照ノ富士に頭からぶつかると、距離を取って突き、押し、いなしを交えて横綱の体勢を崩した。上体が起きたところを逃さず、もろ差しで寄り切った。組むと絶対の強さを誇る照ノ富士には、幕内で過去4戦全敗。対策の研究を重ね、今回は「つかまらないように、どんどん攻めていく」という戦略を練った。場所前にはぶつかり稽古を増やし、押しを磨いた。

3歳上の兄で十両の英乃海の影響で小学1年の時に相撲を始めた。埼玉栄高では同学年の平幕北勝富士らとしのぎを削った。押し相撲を武器に日大卒業後は追手風部屋に入門。17年名古屋場所での新十両昇進時に自身の相撲が「素早く逃げ回る猿のようで、干支(えと)も申(さる)年」のため翔猿にしこ名を変えた。2年前の秋場所は新入幕ながら千秋楽まで優勝争いを演じた。当時と比べ「自分でも力がついたと思っている」と成長を感じている。

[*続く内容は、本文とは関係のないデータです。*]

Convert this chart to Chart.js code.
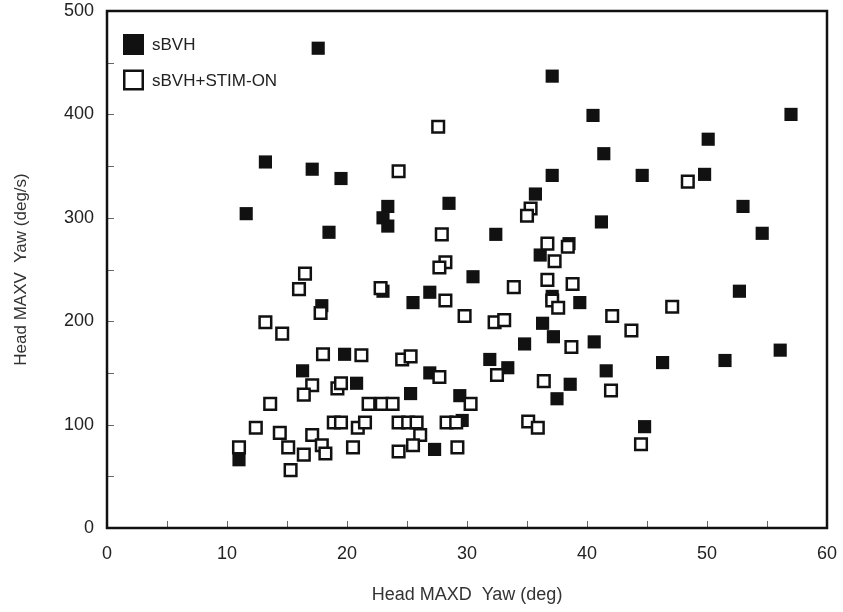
<!DOCTYPE html>
<html>
<head>
<meta charset="utf-8">
<script src="https://cdn.jsdelivr.net/npm/chart.js@4.4.1/dist/chart.umd.min.js"></script>
<style>
  html, body { margin: 0; padding: 0; background: #fff; }
</style>
</head>
<body>
<canvas id="chart" width="843" height="612"></canvas>
<script>
// series names (legend)
const seriesNames = ['sBVH', 'sBVH+STIM-ON'];

// sBVH (filled squares)
const sbvhX = [17.6, 13.2, 17.1, 19.5, 11.6, 23.4, 23.0, 23.4, 18.5, 28.5, 37.1, 40.5, 57.0, 50.1, 41.4,
  37.1, 44.6, 49.8, 35.7, 53.0, 41.2, 32.4, 54.6, 17.9, 19.8, 16.3, 11.0, 38.5, 36.1, 30.5,
  23.0, 26.9, 25.5, 37.1, 39.4, 36.3, 37.2, 34.8, 31.9, 33.4, 26.9, 20.8, 25.3, 29.4, 38.6,
  37.5, 27.3, 29.6, 52.7, 40.6, 46.3, 51.5, 56.1, 41.6, 44.8];
const sbvhY = [464, 354, 347, 338, 304, 311, 300, 292, 286, 314, 437, 399, 400, 376, 362,
  341, 341, 342, 323, 311, 296, 284, 285, 215, 168, 152, 66, 275, 264, 243,
  229, 228, 218, 224, 218, 198, 185, 178, 163, 155, 150, 140, 130, 128, 139,
  125, 76, 104, 229, 180, 160, 162, 172, 152, 98];

// sBVH+STIM-ON (open squares)
const stimX = [27.6, 24.3, 27.9, 48.4, 35.3, 35.0, 16.5, 16.0, 17.8, 13.2, 14.6, 18.0, 17.1, 16.4, 19.2,
  19.5, 13.6, 12.4, 14.4, 15.1, 16.4, 15.3, 17.1, 17.9, 18.2, 18.9, 19.5, 20.5, 11.0, 36.7,
  38.4, 37.3, 28.2, 27.7, 22.8, 28.2, 33.9, 36.7, 38.8, 37.1, 37.6, 29.8, 32.3, 33.1, 38.7,
  21.2, 24.6, 25.3, 32.5, 27.7, 30.3, 36.4, 21.8, 22.9, 23.8, 20.9, 21.5, 24.3, 25.1, 25.8,
  26.1, 25.5, 24.3, 29.2, 28.3, 29.1, 35.1, 35.9, 42.1, 43.7, 47.1, 42.0, 44.5];
const stimY = [388, 345, 284, 335, 309, 302, 246, 231, 208, 199, 188, 168, 138, 129, 135,
  140, 120, 97, 92, 78, 71, 56, 90, 80, 72, 102, 102, 78, 78, 275,
  272, 258, 257, 252, 232, 220, 233, 240, 236, 220, 213, 205, 199, 201, 175,
  167, 163, 166, 148, 146, 120, 142, 120, 120, 120, 97, 102, 102, 102, 102,
  90, 80, 74, 78, 102, 102, 103, 97, 205, 191, 214, 133, 81];

// axis ticks
const xTicks = [0, 10, 20, 30, 40, 50, 60];
const yTicks = [0, 100, 200, 300, 400, 500];
const xMinorTicks = [5, 10, 15, 20, 25, 30, 35, 40, 45, 50, 55];
const yMinorTicks = [50, 100, 150, 200, 250, 300, 350, 400, 450];

const toPoints = (xs, ys) => xs.map((x, i) => ({ x: x, y: ys[i] }));

// box around the plot + small inward ticks
const framePlugin = {
  id: 'frame',
  beforeDatasetsDraw(chart) {
    const { ctx, chartArea: a, scales } = chart;
    ctx.save();
    ctx.strokeStyle = '#666';
    ctx.lineWidth = 1;
    ctx.beginPath();
    xMinorTicks.forEach(v => {
      const px = Math.round(scales.x.getPixelForValue(v)) + 0.5;
      ctx.moveTo(px, a.bottom);
      ctx.lineTo(px, a.bottom - 7);
    });
    yMinorTicks.forEach(v => {
      const py = Math.round(scales.y.getPixelForValue(v)) + 0.5;
      ctx.moveTo(a.left, py);
      ctx.lineTo(a.left + 7, py);
    });
    ctx.stroke();
    ctx.strokeStyle = '#111';
    ctx.lineWidth = 2.5;
    ctx.strokeRect(a.left, a.top, a.right - a.left, a.bottom - a.top);
    ctx.restore();
  }
};

// legend in the upper left corner of the plot
const legendPlugin = {
  id: 'innerLegend',
  afterDraw(chart) {
    const { ctx, chartArea: a } = chart;
    ctx.save();
    ctx.font = '17px "Liberation Sans", Arial, sans-serif';
    ctx.textBaseline = 'middle';
    chart.data.datasets.forEach((ds, i) => {
      const cy = a.top + 33.5 + i * 35.5;
      const bx = a.left + 16;
      if (i === 0) {
        ctx.fillStyle = '#111';
        ctx.fillRect(bx, cy - 10.5, 21, 21);
      } else {
        ctx.fillStyle = '#fff';
        ctx.strokeStyle = '#111';
        ctx.lineWidth = 2.5;
        ctx.fillRect(bx + 1, cy - 9.5, 19, 19);
        ctx.strokeRect(bx + 1.25, cy - 9.25, 18.5, 18.5);
      }
      ctx.fillStyle = '#222';
      ctx.fillText(ds.label, a.left + 45, cy + 1);
    });
    ctx.restore();
  }
};

new Chart(document.getElementById('chart'), {
  type: 'scatter',
  data: {
    datasets: [{
      label: seriesNames[0],
      data: toPoints(sbvhX, sbvhY),
      pointStyle: 'rect',
      pointRadius: 9.3,
      pointHoverRadius: 9.3,
      backgroundColor: '#111',
      borderColor: '#111',
      borderWidth: 0,
      order: 2
    }, {
      label: seriesNames[1],
      data: toPoints(stimX, stimY),
      pointStyle: 'rect',
      pointRadius: 8.2,
      pointHoverRadius: 8.2,
      backgroundColor: '#fff',
      borderColor: '#111',
      borderWidth: 2.5,
      order: 1
    }]
  },
  options: {
    responsive: false,
    animation: false,
    devicePixelRatio: 1,
    clip: false,
    layout: { padding: { top: 11, right: 16, left: 0, bottom: 0 } },
    plugins: {
      legend: { display: false },
      tooltip: { enabled: false }
    },
    scales: {
      x: {
        type: 'linear',
        min: 0,
        max: 60,
        afterBuildTicks: s => { s.ticks = xTicks.map(v => ({ value: v })); },
        afterFit: s => { s.height = 84; s.paddingLeft = 0; s.paddingRight = 0; },
        grid: { display: false, drawTicks: false },
        border: { display: false },
        ticks: {
          padding: 15,
          color: '#222',
          font: { family: '"Liberation Sans", Arial, sans-serif', size: 18 }
        },
        title: {
          display: true,
          text: 'Head MAXD  Yaw (deg)',
          color: '#333',
          padding: { top: 4, bottom: 6 },
          font: { family: '"Liberation Sans", Arial, sans-serif', size: 18 }
        }
      },
      y: {
        type: 'linear',
        min: 0,
        max: 500,
        afterBuildTicks: s => { s.ticks = yTicks.map(v => ({ value: v })); },
        afterFit: s => { s.width = 107; s.paddingTop = 0; s.paddingBottom = 0; },
        grid: { display: false, drawTicks: false },
        border: { display: false },
        ticks: {
          padding: 13,
          color: '#222',
          font: { family: '"Liberation Sans", Arial, sans-serif', size: 18 }
        },
        title: {
          display: true,
          text: 'Head MAXV  Yaw (deg/s)',
          color: '#333',
          padding: { top: 11, bottom: 4 },
          font: { family: '"Liberation Sans", Arial, sans-serif', size: 17 }
        }
      }
    }
  },
  plugins: [framePlugin, legendPlugin]
});
</script>
</body>
</html>
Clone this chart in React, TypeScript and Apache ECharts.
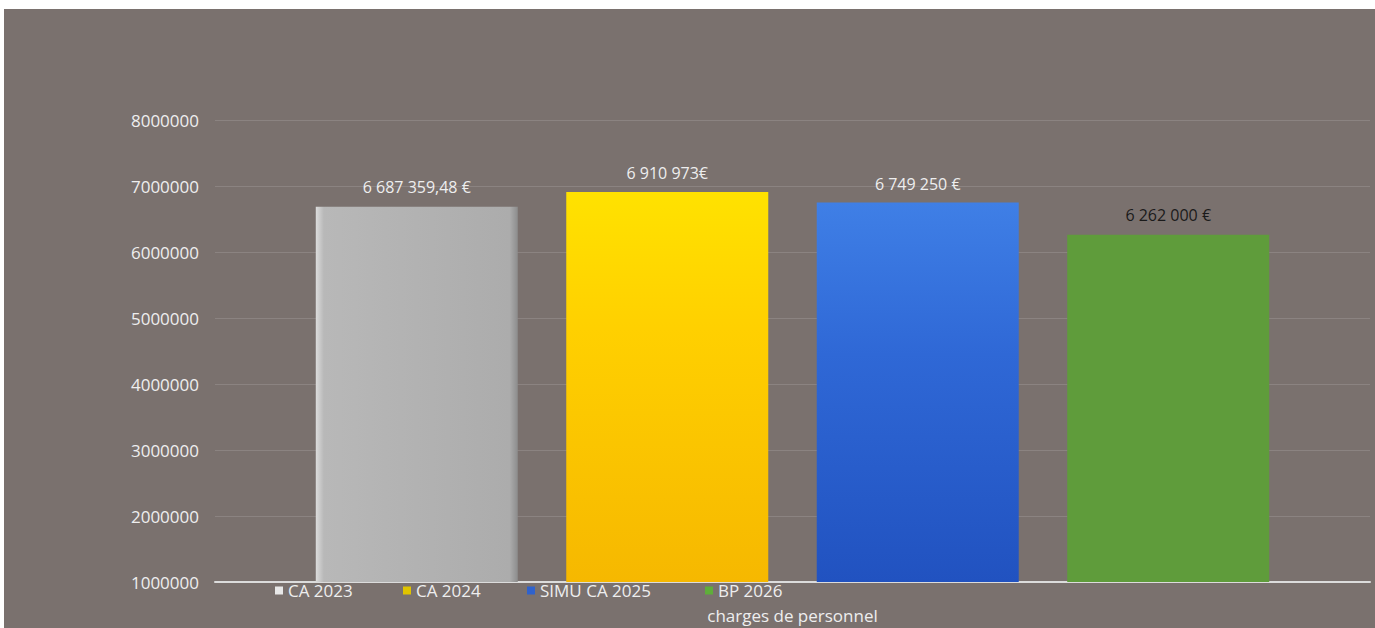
import React, { useEffect, useRef } from "react";
import * as echarts from "echarts";

const categories = ["charges de personnel"];
const seriesNames = ["CA 2023", "CA 2024", "SIMU CA 2025", "BP 2026"];
const seriesValues = [6687359.48, 6910973, 6749250, 6262000];
const valueLabels = ["6 687 359,48 €", "6 910 973€", "6 749 250 €", "6 262 000 €"];
const yTicks = { min: 1000000, max: 8000000, interval: 1000000 };

const FONT = "'Open Sans', 'DejaVu Sans', sans-serif";

const barColors = [
  new echarts.graphic.LinearGradient(0, 0, 1, 0, [
    { offset: 0, color: "#dcdcdc" },
    { offset: 0.04, color: "#b8b8b8" },
    { offset: 0.96, color: "#acacac" },
    { offset: 1, color: "#8c8c8c" },
  ]),
  new echarts.graphic.LinearGradient(0, 0, 0, 1, [
    { offset: 0, color: "#ffe200" },
    { offset: 0.35, color: "#ffd000" },
    { offset: 1, color: "#f6b800" },
  ]),
  new echarts.graphic.LinearGradient(0, 0, 0, 1, [
    { offset: 0, color: "#3f7fe6" },
    { offset: 0.4, color: "#2f68d6" },
    { offset: 1, color: "#2152c0" },
  ]),
  "#5f9c3b",
];
const legendIconColors = ["#e8e8e8", "#e0c400", "#2f62cc", "#5fae3a"];
const labelColors = ["#eeeeee", "#eeeeee", "#eeeeee", "#1a1a1a"];
const labelDistances = [12, 11, 11, 12];
const legendLefts = [271, 399, 523, 701];

export default function App() {
  const ref = useRef<HTMLDivElement>(null);
  useEffect(() => {
    if (!ref.current) return;
    const chart = echarts.init(ref.current, undefined, { renderer: "svg" });
    chart.setOption({
      animation: false,
      backgroundColor: "#7a716e",
      textStyle: { fontFamily: FONT },
      grid: { left: 211, right: 5, top: 111, bottom: 46 },
      legend: seriesNames.map((n, i) => ({
        data: [{ name: n, itemStyle: { color: legendIconColors[i] } }],
        left: legendLefts[i],
        top: 573,
        padding: 0,
        icon: "rect",
        itemWidth: 8,
        itemHeight: 8,
        itemGap: 5,
        textStyle: { color: "#eeeeee", fontSize: 17, lineHeight: 14, fontFamily: FONT },
      })),
      xAxis: {
        type: "category",
        data: categories,
        axisLine: { lineStyle: { color: "#dcdcdc", width: 2 } },
        axisTick: { show: false },
        axisLabel: {
          color: "#eeeeee",
          fontSize: 17,
          lineHeight: 14,
          margin: 26,
          fontFamily: FONT,
        },
      },
      yAxis: {
        type: "value",
        min: yTicks.min,
        max: yTicks.max,
        interval: yTicks.interval,
        axisLine: { show: false },
        axisTick: { show: false },
        axisLabel: {
          color: "#eeeeee",
          fontSize: 17,
          margin: 16,
          fontFamily: FONT,
          formatter: (v: number) => String(v),
        },
        splitLine: { lineStyle: { color: "#8b8381", width: 1 } },
      },
      series: seriesNames.map((n, i) => ({
        name: n,
        type: "bar",
        data: [seriesValues[i]],
        barWidth: 202,
        barGap: "24%",
        itemStyle: { color: barColors[i] },
        label: {
          show: true,
          position: "top",
          distance: labelDistances[i],
          formatter: () => valueLabels[i],
          color: labelColors[i],
          fontSize: 16,
          fontFamily: FONT,
        },
      })),
    });
    return () => chart.dispose();
  }, []);
  return (
    <div style={{ position: "fixed", left: 0, top: 0, width: 1375, height: 628, background: "#ffffff" }}>
      <div ref={ref} style={{ position: "absolute", left: 4, top: 9, width: 1371, height: 619 }} />
    </div>
  );
}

西前頭6枚目の先場所は8勝4敗で、部屋に新型コロナウイルス感染者が出て休場。ただ他の休場者との兼ね合いで、一気に自己最高位の東前頭筆頭まで上がる番付運に恵まれた。白星を重ねれば新三役も見えてくる。「意識しながら一番、一番頑張ります」。余韻に浸ることなく、残り13日間に備えていく。【平山連】

◆翔猿正也(とびざる・まさや)本名・岩崎正也。1992年(平4)4月24日、東京・江戸川区生まれ。埼玉栄高-日大を経て、大学時代の2年先輩の遠藤を追って追手風部屋に入門。15年初場所で初土俵。17年名古屋場所で新十両、20年秋場所で新入幕。好きなアーティストは玉置浩二。得意は押し。174センチ、133キロ。